Art, one of our most powerful ways of expressing ourselves, consists of various genres and sub-genres, and has both contemporary and old mediums that allow artists to express their creativity. X ray photography art is one such art trend that, although it sounds like a relatively new movement, is in fact a much older art form. Started in the 1800s, arguably by a man named Joseph Niepce, it has been a way to capture intricate and delicate subject matter that mainly consists of animals and/or plants.
Although there are several advocates of x-rayography, it is Photowall’s designer, Albert Koetsier, whom is one of the most renowned. Koetsier, the individual also behind Beyond Light, has enabled art fanatics, and even the general observer, to see beyond their natural visual ability, and experience the true beauty and complexity of living organisms. Since an early age, eight years old in fact, Koetsier has been fascinated by the visual medium of photography, so much so that he succeeded in building a homemade camera constructed of a pair of magnifying mirrors and a matchbox. Having attached one of the mirrors facing outward, and the other placed on the inside, the young wannabe photographer designed a spring-loaded shutter.

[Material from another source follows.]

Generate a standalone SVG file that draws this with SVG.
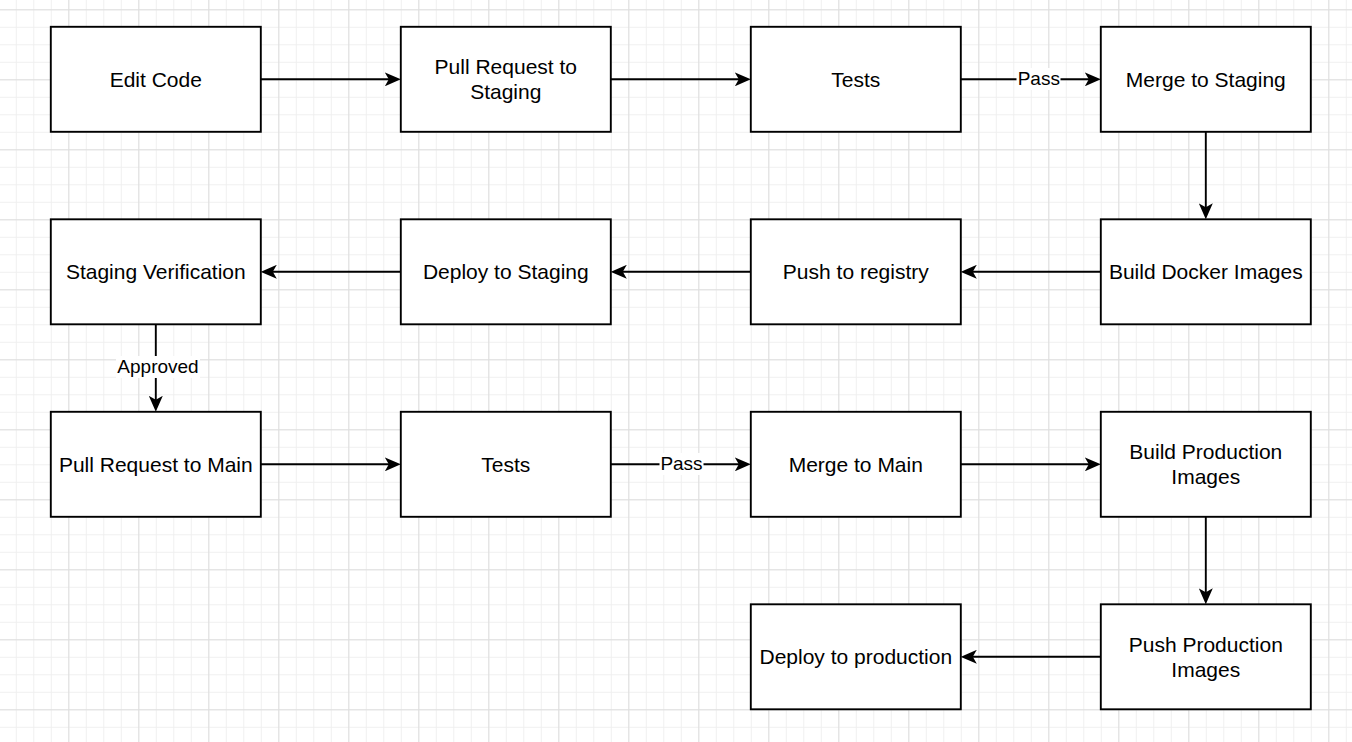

While the young Koetsier persisted with his expensive hobby, he continued to believe that he could be able to purchase a real camera one day. As he grew up and moved one, he never lost his love for photography and cameras, which seemed to go hand in hand with his career progression into an x-ray technician. Over the years, both for recreation and work, Koetsier tinkered with his x-ray machines, continuously discovering ‘poetic beauty’ in some of the most unusual muses. To discover more about his hobby, you can visit the ‘artist information’ page on Beyond Light and learn more and his work and techniques.
Despite the fact that Koetsier is a prevalent artist in this field, there are others whom also use x-rays to explore various subjects. Both Hugh Turvey and Nick Veasey use x-rayography to produce astounding pieces of art. Discussing their preferred methods aren’t as cut and dry as some would expect, especially when looking into Hugh Turvey’s work – instead of sticking to one technique manipulation, such as chemical processing, he will happily explore several to create a piece. That being said, Turvey appears to favour his coined phrase ‘XOGRAM’, instead of using equipment, you can get an image by placing the subject on photographic paper. Turvey does this, but then alters the amount of light exposure he allows onto the paper. In contrast to this, Veasey is more consistent in his methods, and tends to use x-rays and film processing to create his work.